Очень немногие в верхах осмеливались на озвучивание альтернативной точки зрения. Один из посетителей некой госпожи О., занимавшейся благотворительностью, в феврале 1915 г. подошел к французскому послу М. Палеологу и обрисовал «народный» взгляд на войну: «Слишком много мертвых, раненых, вдов, сирот, слишком много разорения, слишком много слез… Подумай о всех несчастных, которые более не вернутся, и скажи себе, что каждый из них оставляет за собою пять, шесть, десять человек, которые плачут. Я знаю деревни, большие деревни, где все в трауре… А те, которые возвращаются с войны, в каком состоянии! Господи Боже!.. Искалеченные, однорукие, слепые!.. Это ужасно!.. В течение более двадцати лет на русской земле будут пожинать только горе»
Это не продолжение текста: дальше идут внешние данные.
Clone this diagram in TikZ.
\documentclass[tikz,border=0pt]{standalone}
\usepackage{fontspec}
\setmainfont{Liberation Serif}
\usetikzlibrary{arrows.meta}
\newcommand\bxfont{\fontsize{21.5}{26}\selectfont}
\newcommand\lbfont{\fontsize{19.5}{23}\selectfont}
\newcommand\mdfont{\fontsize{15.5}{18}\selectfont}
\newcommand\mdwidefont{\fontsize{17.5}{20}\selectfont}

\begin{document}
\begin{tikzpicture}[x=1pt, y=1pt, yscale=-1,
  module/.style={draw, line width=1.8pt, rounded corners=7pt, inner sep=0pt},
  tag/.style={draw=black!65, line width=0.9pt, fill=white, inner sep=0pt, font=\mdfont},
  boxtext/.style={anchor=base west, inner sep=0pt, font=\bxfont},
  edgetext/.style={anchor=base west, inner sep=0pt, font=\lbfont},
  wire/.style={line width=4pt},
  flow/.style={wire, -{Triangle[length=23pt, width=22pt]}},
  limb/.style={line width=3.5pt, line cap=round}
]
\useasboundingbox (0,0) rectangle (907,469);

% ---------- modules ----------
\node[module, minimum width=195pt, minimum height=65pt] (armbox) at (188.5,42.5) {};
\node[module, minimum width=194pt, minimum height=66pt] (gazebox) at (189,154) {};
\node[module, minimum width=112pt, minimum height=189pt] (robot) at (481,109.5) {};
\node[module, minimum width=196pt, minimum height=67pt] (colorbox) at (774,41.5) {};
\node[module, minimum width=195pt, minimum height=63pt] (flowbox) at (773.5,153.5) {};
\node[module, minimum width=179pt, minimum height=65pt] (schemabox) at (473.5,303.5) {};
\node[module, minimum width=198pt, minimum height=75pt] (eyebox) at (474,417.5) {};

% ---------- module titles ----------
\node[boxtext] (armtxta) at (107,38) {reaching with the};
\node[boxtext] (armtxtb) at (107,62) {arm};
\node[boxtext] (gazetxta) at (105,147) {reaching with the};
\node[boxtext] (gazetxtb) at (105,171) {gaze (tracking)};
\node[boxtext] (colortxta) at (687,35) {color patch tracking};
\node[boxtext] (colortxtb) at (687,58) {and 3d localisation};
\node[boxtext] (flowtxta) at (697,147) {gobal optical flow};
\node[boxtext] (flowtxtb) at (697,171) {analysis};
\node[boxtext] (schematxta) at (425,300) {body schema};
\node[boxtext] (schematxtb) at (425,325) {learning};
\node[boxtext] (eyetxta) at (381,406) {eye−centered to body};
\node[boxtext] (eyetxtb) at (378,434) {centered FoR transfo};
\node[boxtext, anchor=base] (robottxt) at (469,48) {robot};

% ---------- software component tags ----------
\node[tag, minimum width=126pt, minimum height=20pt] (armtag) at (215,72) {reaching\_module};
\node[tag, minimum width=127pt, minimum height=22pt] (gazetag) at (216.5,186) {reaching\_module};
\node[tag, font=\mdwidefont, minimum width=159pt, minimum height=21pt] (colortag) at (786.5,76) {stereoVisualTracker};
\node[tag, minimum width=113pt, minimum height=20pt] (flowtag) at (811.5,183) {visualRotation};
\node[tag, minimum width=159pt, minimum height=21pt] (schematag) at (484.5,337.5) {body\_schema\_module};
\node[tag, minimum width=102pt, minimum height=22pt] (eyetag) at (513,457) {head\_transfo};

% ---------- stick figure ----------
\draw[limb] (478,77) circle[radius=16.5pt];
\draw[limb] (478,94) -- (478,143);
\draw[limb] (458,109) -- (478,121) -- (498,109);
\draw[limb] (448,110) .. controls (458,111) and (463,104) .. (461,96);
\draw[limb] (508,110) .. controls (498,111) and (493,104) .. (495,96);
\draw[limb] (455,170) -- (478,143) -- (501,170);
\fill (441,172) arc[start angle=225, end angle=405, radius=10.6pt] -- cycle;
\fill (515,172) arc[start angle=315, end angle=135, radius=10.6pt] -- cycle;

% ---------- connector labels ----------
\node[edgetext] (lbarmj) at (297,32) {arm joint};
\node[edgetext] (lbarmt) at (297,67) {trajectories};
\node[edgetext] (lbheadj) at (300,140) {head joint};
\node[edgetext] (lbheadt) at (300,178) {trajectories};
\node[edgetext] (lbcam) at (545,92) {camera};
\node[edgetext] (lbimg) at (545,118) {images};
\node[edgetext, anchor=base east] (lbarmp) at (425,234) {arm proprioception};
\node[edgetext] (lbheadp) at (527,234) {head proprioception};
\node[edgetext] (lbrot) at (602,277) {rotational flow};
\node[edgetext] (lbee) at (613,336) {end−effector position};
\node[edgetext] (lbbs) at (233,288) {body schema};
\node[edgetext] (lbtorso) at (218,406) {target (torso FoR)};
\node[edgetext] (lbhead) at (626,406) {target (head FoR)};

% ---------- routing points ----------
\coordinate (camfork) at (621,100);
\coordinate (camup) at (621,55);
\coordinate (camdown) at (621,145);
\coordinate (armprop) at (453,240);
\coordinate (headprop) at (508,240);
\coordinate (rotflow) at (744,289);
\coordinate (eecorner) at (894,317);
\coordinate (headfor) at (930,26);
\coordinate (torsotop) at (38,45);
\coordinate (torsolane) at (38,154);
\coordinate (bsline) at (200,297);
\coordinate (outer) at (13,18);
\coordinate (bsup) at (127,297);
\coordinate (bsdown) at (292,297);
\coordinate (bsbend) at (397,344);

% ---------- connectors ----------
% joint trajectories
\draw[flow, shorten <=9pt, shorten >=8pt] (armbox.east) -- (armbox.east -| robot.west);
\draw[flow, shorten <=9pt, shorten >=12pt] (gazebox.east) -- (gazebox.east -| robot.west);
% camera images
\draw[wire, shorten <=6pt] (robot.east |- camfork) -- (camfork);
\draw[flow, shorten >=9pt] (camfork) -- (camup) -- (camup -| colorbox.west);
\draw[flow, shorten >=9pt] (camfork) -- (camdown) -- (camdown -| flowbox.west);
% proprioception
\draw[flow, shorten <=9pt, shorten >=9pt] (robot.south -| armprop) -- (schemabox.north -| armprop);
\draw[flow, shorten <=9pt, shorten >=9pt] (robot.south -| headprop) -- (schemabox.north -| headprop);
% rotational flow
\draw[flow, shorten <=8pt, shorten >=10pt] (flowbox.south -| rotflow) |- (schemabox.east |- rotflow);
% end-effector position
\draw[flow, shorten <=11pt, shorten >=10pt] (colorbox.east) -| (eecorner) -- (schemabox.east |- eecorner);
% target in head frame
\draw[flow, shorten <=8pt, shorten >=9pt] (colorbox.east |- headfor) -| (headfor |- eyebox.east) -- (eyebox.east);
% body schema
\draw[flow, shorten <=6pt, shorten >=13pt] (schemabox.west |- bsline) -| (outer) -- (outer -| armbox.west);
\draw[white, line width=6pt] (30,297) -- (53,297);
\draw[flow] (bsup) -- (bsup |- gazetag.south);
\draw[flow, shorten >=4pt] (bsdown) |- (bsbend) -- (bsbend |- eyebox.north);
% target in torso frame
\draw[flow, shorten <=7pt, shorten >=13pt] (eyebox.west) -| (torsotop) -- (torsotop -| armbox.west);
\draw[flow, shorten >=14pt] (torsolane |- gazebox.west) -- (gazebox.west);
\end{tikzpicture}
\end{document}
[488]. Звали этого человека Григорий Распутин. Неудивительно, что в столицах распространялись слухи о том, что он является немецким шпионом.
Женский взгляд на мобилизацию: от слез к погромам
Условно погромы, которые стали обыденной формой проявления массового протеста периода Первой мировой войны, можно разделить на несколько типов, взяв за основу классификации критерий причинности: пьяные беспорядки, националистические погромы, погромы на почве продовольственного кризиса. При этом чаще всего эти причины перемешивались, обнаруживаясь в одних и тех же протестных акциях. Это неудивительно — все три вопроса стояли очень остро и вызывали одинаковое раздражение масс. В результате вспыхнувшие на почве продовольственного кризиса беспорядки обрастали националистическим контекстом (немцы или евреи подняли цены на продукты), а оказавшиеся в толпе любители крепких напитков под шумок громили винные склады, подпитывая алкоголем чувство праведного гнева по отношению к внутреннему врагу. Уже упоминавшиеся барнаульские беспорядки июля 1914 г., вспыхнувшие на почве запрета продажи алкоголя, привели к разгрому не только винного склада, но также и фирм союзной России Дании.
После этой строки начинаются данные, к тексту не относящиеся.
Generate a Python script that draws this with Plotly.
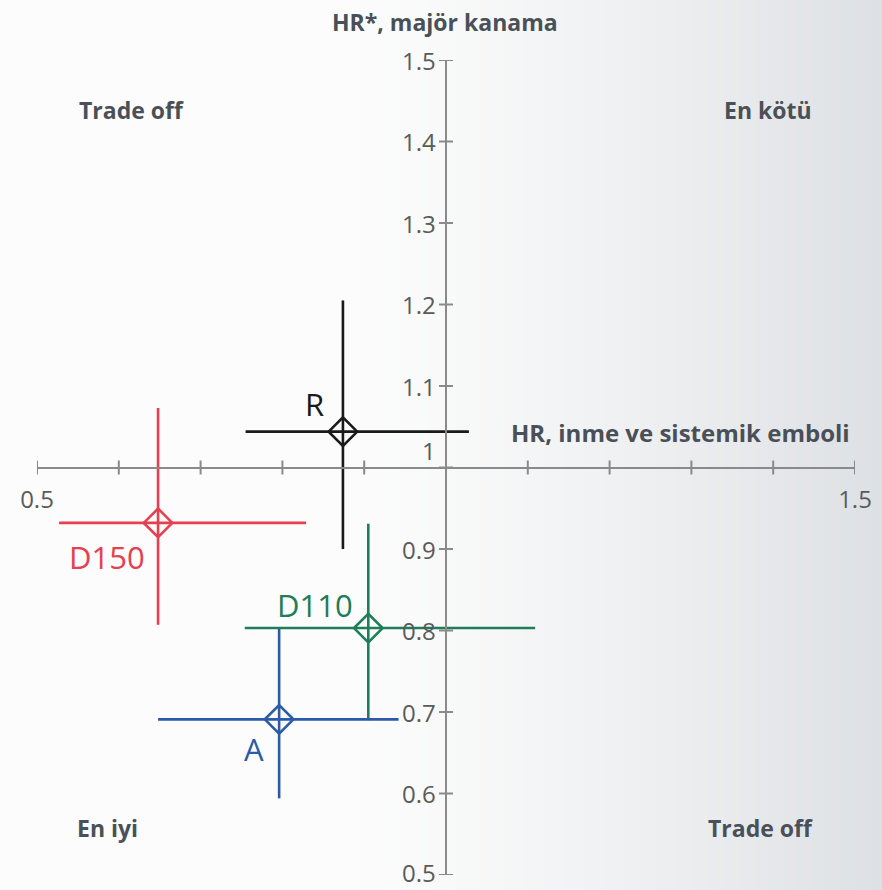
import plotly.graph_objects as go

# ---------------- data ----------------
names = ["R", "D150", "D110", "A"]
hr_stroke = [0.874, 0.648, 0.905, 0.796]
hr_stroke_lo = [0.755, 0.527, 0.754, 0.648]
hr_stroke_hi = [1.028, 0.829, 1.109, 0.942]
hr_bleed = [1.044, 0.932, 0.803, 0.691]
hr_bleed_lo = [0.900, 0.807, 0.690, 0.594]
hr_bleed_hi = [1.205, 1.073, 0.931, 0.802]
colors = ["#1a1a1a", "#e5404f", "#1f7d58", "#2a5aa8"]

x_ticks = [0.5, 0.6, 0.7, 0.8, 0.9, 1.0, 1.1, 1.2, 1.3, 1.4, 1.5]
x_ticklabels = ["0.5", "", "", "", "", "", "", "", "", "", "1.5"]
y_ticks = [0.5, 0.6, 0.7, 0.8, 0.9, 1.0, 1.1, 1.2, 1.3, 1.4, 1.5]
y_ticklabels = ["0.5", "0.6", "0.7", "0.8", "0.9", "1", "1.1", "1.2", "1.3", "1.4", "1.5"]

x_title = "HR, inme ve sistemik emboli"
y_title = "HR*, majör kanama"
quadrants = ["Trade off", "En kötü", "En iyi", "Trade off"]

# ---------------- layout constants ----------------
W, H = 882, 890
ML, MR, MT, MB = 37, 27, 60, 15
label_shift = {"R": (-28, 28), "D150": (-51, -34), "D110": (-53, 23), "A": (-25, -30)}
text_col = "#4a5057"
axis_col = "#8a8a8a"
tick_col = "#5a5a5a"
tick_font = dict(family="Open Sans", size=24, color=tick_col)

fig = go.Figure()

for i, n in enumerate(names):
    fig.add_trace(go.Scatter(
        x=[hr_stroke[i]], y=[hr_bleed[i]], mode="markers", name=n,
        marker=dict(symbol="diamond-open", size=22, color=colors[i],
                    line=dict(width=2.6, color=colors[i])),
        error_x=dict(type="data", symmetric=False,
                     array=[hr_stroke_hi[i] - hr_stroke[i]],
                     arrayminus=[hr_stroke[i] - hr_stroke_lo[i]],
                     color=colors[i], thickness=2.6, width=0),
        error_y=dict(type="data", symmetric=False,
                     array=[hr_bleed_hi[i] - hr_bleed[i]],
                     arrayminus=[hr_bleed[i] - hr_bleed_lo[i]],
                     color=colors[i], thickness=2.6, width=0),
        showlegend=False, hoverinfo="skip",
    ))
    dx, dy = label_shift[n]
    fig.add_annotation(x=hr_stroke[i], y=hr_bleed[i], text=n, showarrow=False,
                       xshift=dx, yshift=dy, xanchor="center", yanchor="middle",
                       font=dict(family="Open Sans", size=31, color=colors[i]))

# background gradient (left white -> right grey)
pw = W - ML - MR
ph = H - MT - MB
step = 4
for px in range(0, W, step):
    t = max(0.0, min(1.0, (px + step / 2 - 330) / (W - 330)))
    t = t ** 1.4
    r = round(252 - t * (252 - 221))
    g = round(252 - t * (252 - 224))
    b = round(252 - t * (252 - 228))
    fig.add_shape(type="rect", xref="paper", yref="paper", layer="below",
                  x0=(px - ML) / pw, x1=(px + step + 1 - ML) / pw,
                  y0=-MB / ph - 0.01, y1=(H - MB) / ph + 0.01,
                  line=dict(width=0), fillcolor=f"rgb({r},{g},{b})")

# crossing tick marks
dtx = 7 / ph
dty = 7 / pw
for v in x_ticks:
    fig.add_shape(type="line", xref="x", yref="y", x0=v, x1=v, y0=1 - dtx, y1=1 + dtx,
                  line=dict(color=axis_col, width=2))
for v in y_ticks:
    fig.add_shape(type="line", xref="x", yref="y", y0=v, y1=v, x0=1 - dty, x1=1 + dty,
                  line=dict(color=axis_col, width=2))

# y tick labels drawn as annotations beside the vertical axis
for v, lab in zip(y_ticks, y_ticklabels):
    if v == 1.0:
        ys = 17
    elif v == y_ticks[0]:
        ys = 3
    else:
        ys = 0
    fig.add_annotation(x=1, y=v, xref="x", yref="y", text=lab, showarrow=False,
                       xanchor="right", yanchor="middle", xshift=-8,
                       yshift=ys, font=tick_font)

# axis titles
fig.add_annotation(x=(852 - ML) / pw, y=(H - MB - 432) / ph, xref="paper", yref="paper",
                   text=f"<b>{x_title}</b>", showarrow=False, xanchor="right", yanchor="middle",
                   font=dict(family="Open Sans", size=24, color=text_col))
fig.add_annotation(x=(445 - ML) / pw, y=(H - MB - 22) / ph, xref="paper", yref="paper",
                   text=f"<b>{y_title}</b>", showarrow=False, xanchor="center", yanchor="middle",
                   font=dict(family="Open Sans", size=23, color=text_col))

# quadrant labels
quad_pos = [(131, 110), (768, 110), (107, 828), (760, 828)]
for q, (qx, qy) in zip(quadrants, quad_pos):
    fig.add_annotation(x=(qx - ML) / pw, y=(H - MB - qy) / ph, xref="paper", yref="paper",
                       text=f"<b>{q}</b>", showarrow=False, xanchor="center", yanchor="middle",
                       font=dict(family="Open Sans", size=23, color=text_col))

fig.update_layout(
    width=W, height=H,
    margin=dict(l=ML, r=MR, t=MT, b=MB, pad=0, autoexpand=False),
    paper_bgcolor="#fbfbfb", plot_bgcolor="rgba(0,0,0,0)",
    xaxis=dict(range=[0.5, 1.5], domain=[0, 1], anchor="free", position=0.5,
               showgrid=False, zeroline=False, showline=True, linecolor=axis_col, linewidth=2,
               tickvals=x_ticks, ticktext=x_ticklabels, ticks="", ticklabelstandoff=11,
               tickfont=tick_font),
    yaxis=dict(range=[0.5, 1.5], domain=[0, 1], anchor="free", position=0.5,
               showgrid=False, zeroline=False, showline=True, linecolor=axis_col, linewidth=2,
               showticklabels=False, ticks=""),
)

fig.write_html("out.html")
Однако помимо критерия причинности можно классифицировать погромы и с точки зрения участвовавших в них социальных групп. Накануне начала войны массовые акции протеста, захватившие ряд крупнейших промышленных центров России, проходили под знаменем рабочего движения. Многие тогда заговорили о революции, однако революции, в отличие от политических переворотов и восстаний, опираются на куда более широкие социальные слои, нежели одна страта общества. Внутренние социально-экономические и политические процессы в стране периода мировой войны актуализировали и для других слоев, помимо рабочих, участие в массовых акциях протеста. Так, заметно усилилось и политизировалось студенческое движение, росло недовольство крестьян, а также своеобразной визитной карточкой российских погромов 1914–1917 гг. стал бабий бунт.
В историографии женское измерение Первой мировой войны уже привлекло внимание исследователей. На Западе гендерные аспекты российской действительности рассматриваемой эпохи изучают Лора Энгельстейн, Диана Конкер, Барбара Энгл, Ричард Стайтс, Марк Стейнберг, Уилльям Розенберг, Стивен Смит и другие авторы
[489]. Чаще всего эта тема рассматривается сквозь призму борьбы женщин за свои права. Вместе с тем феномен женского бунтарства 1914–1917 г. в России мало связан с феминистическим движением, но является характерным и значимым элементом социально-психологических процессов. Неудивительно, что так или иначе проблемы гендера поднимаются в исследованиях историков, изучающих социокультурное пространство Первой мировой войны и революции, в частности в трудах А. Б. Асташова, В. П. Булдакова, Б. И. Колоницкого, П. П. Щербинина и др.